Many readers of translations often think that literary translators have a lot of time on their hands to ponder stylistic and linguistic questions, to create the perfect literary work. Could you tell us about your approach to a literary translation and what your day-to-day life looks like?
I’ve got two young children, and a full-time job as a university lecturer, so I certainly don’t have much time on my hands! I wish I could ponder at length and come up with the perfect translation… although I’m not sure such a thing exists. But it does often take time for ideas to percolate and crystallise into a solution, so when I’m working on a translation I go through several drafts and will keep coming back to particular phrases time and again before they click. Words on a page aren’t enough: often I read what I’ve written out loud to see if sentences work – occasionally I even read them out to other people to see what they think, as sometimes you can get too close to the original and lose sight of what sounds natural in English. While I’m working I usually have to do research to follow up allusions or to read up on specialist terminology, such as the boating terms used in ‘Sealed Sea’. Luckily most of the authors I’ve worked on have been very generous in answering questions, which can help or can sometimes complicate matters further!

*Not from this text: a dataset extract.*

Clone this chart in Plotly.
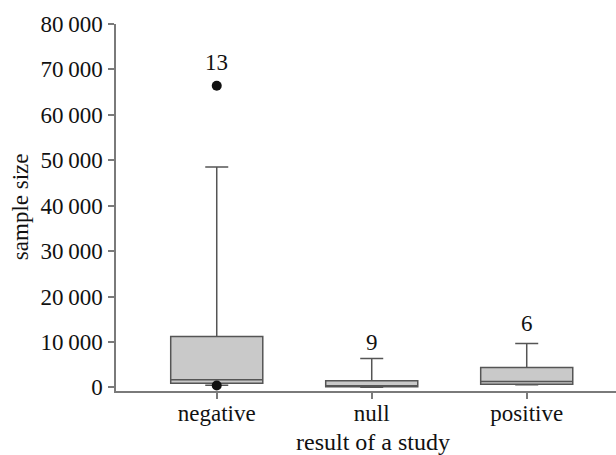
import plotly.graph_objects as go

categories = ["negative", "null", "positive"]
q1 = [930, 120, 700]
median = [1650, 330, 1300]
q3 = [11200, 1430, 4370]
lowerfence = [480, 30, 550]
upperfence = [48500, 6350, 9670]

outlier_x = ["negative", "negative"]
outlier_y = [66400, 420]

count_labels = ["13", "9", "6"]
count_label_y = [71500, 9900, 14000]

ytick_vals = [0, 10000, 20000, 30000, 40000, 50000, 60000, 70000, 80000]
ytick_text = ["0", "10\u2009000", "20\u2009000", "30\u2009000", "40\u2009000",
              "50\u2009000", "60\u2009000", "70\u2009000", "80\u2009000"]

FONT = "Liberation Serif"
TXT = "#111111"
AX = "#7a7a7a"

fig = go.Figure()
fig.add_trace(go.Box(
    x=categories, q1=q1, median=median, q3=q3,
    lowerfence=lowerfence, upperfence=upperfence,
    fillcolor="#c9c9c9", line=dict(color="#555555", width=1.5),
    width=0.594, whiskerwidth=0.25, boxpoints=False, showlegend=False,
    hoverinfo="skip",
))
fig.add_trace(go.Scatter(
    x=outlier_x, y=outlier_y, mode="markers",
    marker=dict(color="#111111", size=10), showlegend=False, hoverinfo="skip",
))
for c, t, yv in zip(categories, count_labels, count_label_y):
    fig.add_annotation(x=c, y=yv, text=t, showarrow=False,
                       font=dict(family=FONT, size=23, color=TXT),
                       xanchor="center", yanchor="middle")

fig.add_annotation(text="result of a study", xref="paper", yref="paper",
                   x=(373 - 116) / 500, y=-(442 - 390.7) / 366.7,
                   xanchor="center", yanchor="middle", showarrow=False,
                   font=dict(family=FONT, size=24, color=TXT))
fig.add_annotation(text="sample size", xref="paper", yref="paper",
                   x=-(116 - 20) / 500, y=(390.7 - 207) / 366.7, textangle=-90,
                   xanchor="center", yanchor="middle", showarrow=False,
                   font=dict(family=FONT, size=23, color=TXT))

fig.update_layout(
    width=616, height=455,
    margin=dict(l=116, r=0, t=24, b=64.3),
    paper_bgcolor="white", plot_bgcolor="white",
    font=dict(family=FONT, size=23, color=TXT),
    xaxis=dict(
        type="category", range=[-0.65, 2.576],
        showline=True, linecolor=AX, linewidth=1.5,
        ticks="outside", ticklen=6, tickcolor=AX, tickwidth=1.5,
        showgrid=False, zeroline=False, ticklabelstandoff=-5,
        tickfont=dict(family=FONT, size=23, color=TXT),
    ),
    yaxis=dict(
        range=[-800, 80000],
        tickvals=ytick_vals, ticktext=ytick_text,
        showline=True, linecolor=AX, linewidth=1.5,
        ticks="outside", ticklen=6, tickcolor=AX, tickwidth=1.5,
        showgrid=False, zeroline=False, ticklabelstandoff=1,
        tickfont=dict(family=FONT, size=23, color=TXT),
    ),
)

fig.write_html("out.html", config={"displayModeBar": False},
               post_script="document.body.style.margin='0';")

Which female German writers would you recommend we read for #WITMonth, both translated and not-yet-translated?
Where should I start?! Women writers in German cover a whole range of genres and styles, from the fantastic realism of Irmtraud Morgner’s comic, feminist epic set in the GDR, The Life and Adventures of Trobadora Beatrice, trans. Jeannette Clausen; through the haunting historical Visitation by Jenny Erpenbeck, trans. Susan Bernofsky; or the naïve yet worldly diarist of the interwar Weimar period in Irmgard Keun, The Artificial Silk Girl, trans. Kathie von Ankum. For short stories, I have to recommend Judith Hermann, whose works have been extensively translated by Margot Bettauer Dembo, who kick-started the revival of the short story form in the mid 1990s. The two contemporary authors I would most like to see in translation are Ulrike Draesner and Annett Gröschner: their work is sharp, comic, knowledgeable and playful. Gröschner’s day in the life of Berlin, Walpurgistag (Walpurgis Day) captures the city through a motley crew of characters whose paths cross in inventive ways – her trio of marauding old women speaking broad Berlin dialect in particular would be a challenge for any translator.
Are you currently working on any other literary translations?

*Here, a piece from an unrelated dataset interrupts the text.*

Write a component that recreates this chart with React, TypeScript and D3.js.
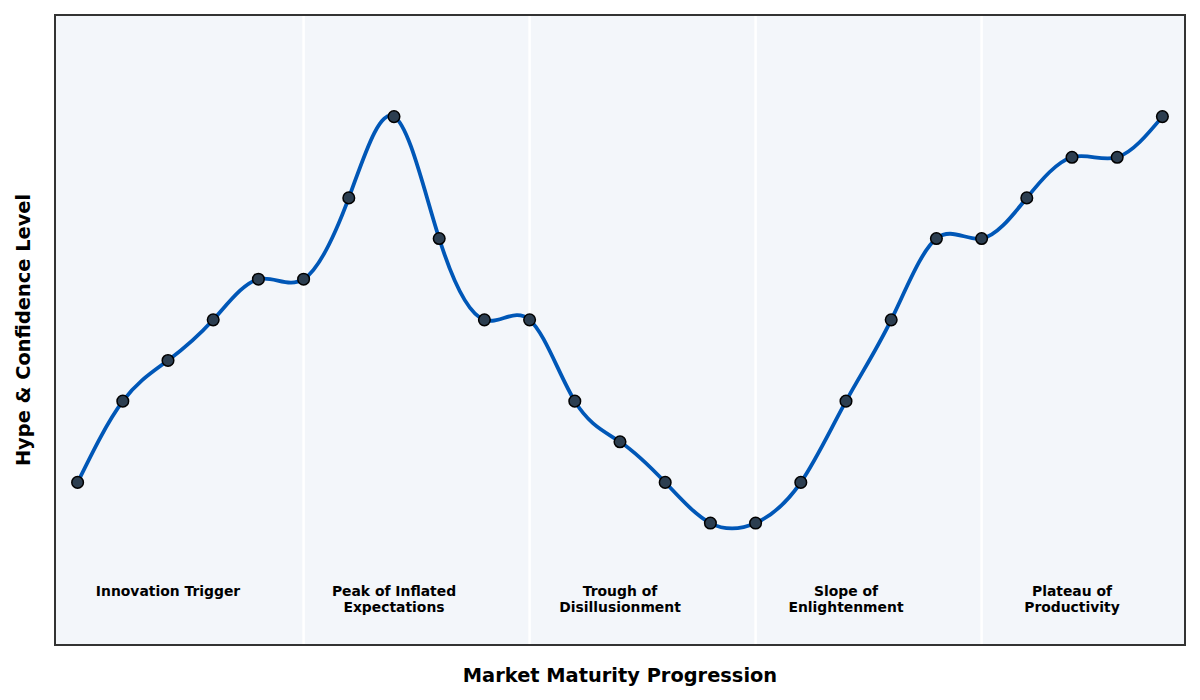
import React from 'react';
import * as d3 from 'd3';

const WIDTH = 1200;
const HEIGHT = 700;
const MARGIN = { top: 15, right: 15, bottom: 55, left: 55 };

// hype level per time step
const hype = [3, 5, 6, 7, 8, 8, 10, 12, 9, 7, 7, 5, 4, 3, 2, 2, 3, 5, 7, 9, 9, 10, 11, 11, 12];
const phaseBounds = [5, 10, 15, 20];
const phaseCenters = [2, 7, 12, 17, 22];
const phaseLabels = [
  ['Innovation Trigger'],
  ['Peak of Inflated', 'Expectations'],
  ['Trough of', 'Disillusionment'],
  ['Slope of', 'Enlightenment'],
  ['Plateau of', 'Productivity'],
];

const App: React.FC = () => {
  const innerW = WIDTH - MARGIN.left - MARGIN.right;
  const innerH = HEIGHT - MARGIN.top - MARGIN.bottom;

  const x = d3.scaleLinear().domain([-0.5, hype.length - 0.5]).range([0, innerW]);
  const y = d3.scaleLinear().domain([-1, 14.5]).range([innerH, 0]);

  const line = d3
    .line<number>()
    .x((_, i) => x(i))
    .y((d) => y(d))
    .curve(d3.curveNatural);

  const font = 'DejaVu Sans, sans-serif';

  return (
    <svg width={WIDTH} height={HEIGHT} style={{ position: 'absolute', left: 0, top: 0 }}>
      <rect width={WIDTH} height={HEIGHT} fill="#fff" />
      <g transform={`translate(${MARGIN.left},${MARGIN.top})`}>
        <rect width={innerW} height={innerH} fill="#f3f6fa" />
        {phaseBounds.map((b) => (
          <line key={b} x1={x(b)} x2={x(b)} y1={0} y2={innerH} stroke="#fff" strokeWidth={2.5} />
        ))}
        <path d={line(hype) ?? ''} fill="none" stroke="#0057b7" strokeWidth={3.8} />
        {hype.map((v, i) => (
          <circle key={i} cx={x(i)} cy={y(v)} r={5.8} fill="#2c3e50" stroke="#000" strokeWidth={1.5} />
        ))}
        {phaseLabels.map((lines, k) => (
          <text
            key={k}
            x={x(phaseCenters[k])}
            y={596 - MARGIN.top}
            textAnchor="middle"
            fontFamily={font}
            fontWeight="bold"
            fontSize={13.9}
            fill="#000"
          >
            {lines.map((t, j) => (
              <tspan key={j} x={x(phaseCenters[k])} dy={j === 0 ? 0 : 16}>
                {t}
              </tspan>
            ))}
          </text>
        ))}
        <rect width={innerW} height={innerH} fill="none" stroke="#333" strokeWidth={2} />
      </g>
      <text
        x={MARGIN.left + innerW / 2}
        y={682}
        textAnchor="middle"
        fontFamily={font}
        fontWeight="bold"
        fontSize={19.4}
      >
        Market Maturity Progression
      </text>
      <text
        transform={`translate(30,${MARGIN.top + innerH / 2}) rotate(-90)`}
        textAnchor="middle"
        fontFamily={font}
        fontWeight="bold"
        fontSize={19.4}
      >
        Hype &amp; Confidence Level
      </text>
    </svg>
  );
};

export default App;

Recently I’ve been working on a translation of ‘Rose Beetle’ (‘Rosa Käfer’) by Ulrike Draesner, which is a contemporary take on Kafka’s Metamorphosis, updated for the digital age. I presented an extract with the author at an event recently where we talked about the difficulties of translating something that is already a kind of translation of another text. Given how well-known Kafka is in English, I’m sure there would be a market for Draesner’s modern remake.